Yeesh, I don’t think I’ve ever had this many responses to one measly post.
Okay, in order:
@iamthemob I dislike any organization that doles out abortions par commodité, federally-subsidized or otherwise.
@deni They should be hard to get because every single one kills a person. Not even guns are so deadly in purpose: those at least miss now and then, and people have been surviving gunshot wounds for centuries.
Why should my opinion be pushed on every woman in the country? I dunno, why do we prosecute and imprison criminals? That’s some opinion on-pushing if ever there was any.
@crisw This happens to be an ethics issue, not a religious one. Ethics are part of a person’s paradigm. My paradigm is rooted in my faith, but there are atheist and agnostic pro-lifers in the world as well. Ethics-based legislation is nothing new – it lies at the very heart of the criminal justice system, for instance, and has for a while.
I contend that the unborn are human (albeit underdeveloped – really, who among us stops developing, at birth or even at Death’s door?), like the rest of us, and so deserve the same rights that we afford everybody else.

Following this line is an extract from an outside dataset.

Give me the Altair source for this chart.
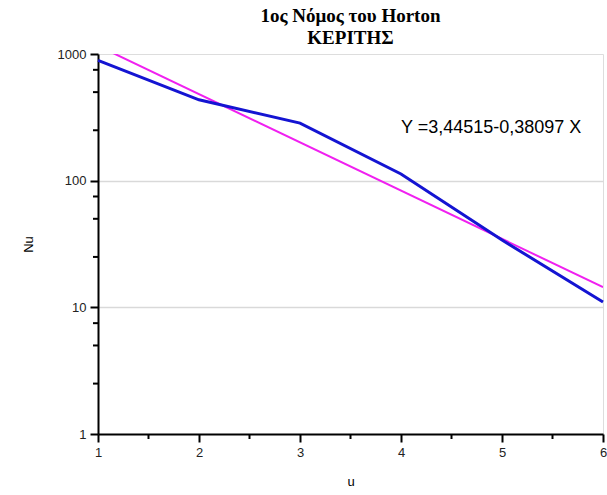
import altair as alt
import pandas as pd

# Stream order u and number of streams Nu
orders = [1, 2, 3, 4, 5, 6]
stream_counts = [890, 435, 285, 113, 34, 11]

# Regression fit: log10(Nu) = a + b * u
fit_a = 3.44515
fit_b = -0.38097
fit_u = [1, 6]
fit_label = "Y =3,44515-0,38097 X"

# Axis structure: labelled major ticks, short unlabelled minor ticks
y_major = [1, 10, 100, 1000]
y_minor = [2.5, 5, 7.5, 25, 50, 75, 250, 500, 750]
x_major = [1, 2, 3, 4, 5, 6]
x_minor = [1.5, 2.5, 3.5, 4.5, 5.5]
grid_levels = [10, 100]

PLOT_W, PLOT_H = 505, 380

data = pd.DataFrame({"u": orders, "Nu": stream_counts})
fit = pd.DataFrame({"u": fit_u, "Nu": [10 ** (fit_a + fit_b * u) for u in fit_u]})
label = pd.DataFrame({"u": [4.0], "Nu": [260], "text": [fit_label]})
y_minor_df = pd.DataFrame({"Nu": y_minor})
x_minor_df = pd.DataFrame({"u": x_minor})

FONT = "Liberation Sans"


def is_one_of(values):
    return "indexof([" + ",".join(str(v) for v in values) + "], datum.value) >= 0"


x_scale = alt.Scale(domain=[1, 6], nice=False, zero=False)
y_scale = alt.Scale(type="log", domain=[1, 1000], nice=False)

x_axis = alt.Axis(
    values=x_major, orient="bottom", title="u", format="d", grid=False,
    domainColor="black", domainWidth=2, tickColor="black", tickWidth=2,
    tickSize=8, labelFont=FONT, labelFontSize=13, labelColor="#222222",
    labelPadding=4, titleFont=FONT, titleFontSize=13, titleFontWeight="normal",
    titleColor="black", titlePadding=16, labelFlush=False,
)
y_axis = alt.Axis(
    values=y_major, orient="left", title="Nu", format="d",
    grid=True, gridColor="#d9d9d9", gridWidth=1.5,
    gridOpacity={"condition": {"test": is_one_of(grid_levels), "value": 1}, "value": 0},
    domainColor="black", domainWidth=2, tickColor="black", tickWidth=2,
    tickSize=8, labelFont=FONT, labelFontSize=13, labelColor="#222222",
    labelPadding=4, titleFont=FONT, titleFontSize=13, titleFontWeight="normal",
    titleColor="black", titlePadding=22, labelFlush=False,
)

blue = alt.Chart(data).mark_line(color="#1414d2", strokeWidth=3).encode(
    x=alt.X("u:Q", scale=x_scale, axis=x_axis),
    y=alt.Y("Nu:Q", scale=y_scale, axis=y_axis),
)

regression = alt.Chart(fit).mark_line(color="#f020f0", strokeWidth=2, clip=True).encode(
    x=alt.X("u:Q", scale=x_scale, axis=x_axis),
    y=alt.Y("Nu:Q", scale=y_scale, axis=y_axis),
)

equation = alt.Chart(label).mark_text(align="left", baseline="middle", font=FONT,
                                      fontSize=18, color="black").encode(
    x=alt.X("u:Q", scale=x_scale, axis=x_axis),
    y=alt.Y("Nu:Q", scale=y_scale, axis=y_axis),
    text="text:N",
)

# Short minor ticks just outside the left and bottom axis lines
y_minor_ticks = alt.Chart(y_minor_df).mark_rule(color="black", strokeWidth=2).encode(
    y=alt.Y("Nu:Q", scale=y_scale, axis=y_axis),
    x=alt.value(-5),
    x2=alt.value(0),
)
x_minor_ticks = alt.Chart(x_minor_df).mark_rule(color="black", strokeWidth=2).encode(
    x=alt.X("u:Q", scale=x_scale, axis=x_axis),
    y=alt.value(PLOT_H),
    y2=alt.value(PLOT_H + 5),
)

chart = alt.layer(regression, blue, equation, y_minor_ticks, x_minor_ticks).properties(
    width=PLOT_W,
    height=PLOT_H,
    title=alt.TitleParams(
        text=["1ος Νόμος του Horton", "ΚΕΡΙΤΗΣ"],
        font="Liberation Serif",
        fontSize=19,
        fontWeight="bold",
        color="black",
        anchor="middle",
        offset=0,
        lineHeight=22,
    ),
    autosize=alt.AutoSizeParams(type="none"),
    padding={"left": 98, "top": 54, "right": 4, "bottom": 61},
).configure_view(stroke=None).configure(background="white")

chart.save("out.html", embed_options={"renderer": "svg", "actions": False})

@laureth At the time, I was thinking specifically about a Missouri law that at one point required, or else still requires, a 24-hour waiting period between consultation and abortion, to give the mother time to think it over. Obstructions like that, discussion of (and emphasis on) alternatives, generally things that would reduce the overall frequency of abortions. I understand that there are medical conditions that might necessitate an abortion for the sake of the mother’s survival (I believe that uterine cancer is one such condition); I feel that such cases are the only ones in which it is a justifiable alternative.
The pro-abortion lobby’s goal was “safe, legal, and rare,” wasn’t it?
@ETpro I understand that there are medical conditions that might necessitate an abortion for the sake of the mother’s survival (I believe that uterine cancer is one such condition); I feel that such cases are the only ones in which it is a justifiable alternative – it comes down to one life or another, or one life or no lives.
For the record, doing what God wants you to do is always a good idea.
I do not think that a doctor ought to be required to perform abortions if he doesn’t want to.
@BhacSsylan Would you want them to pass a law that forces you to participate in unsavory/unethical practices just so that you can keep your job?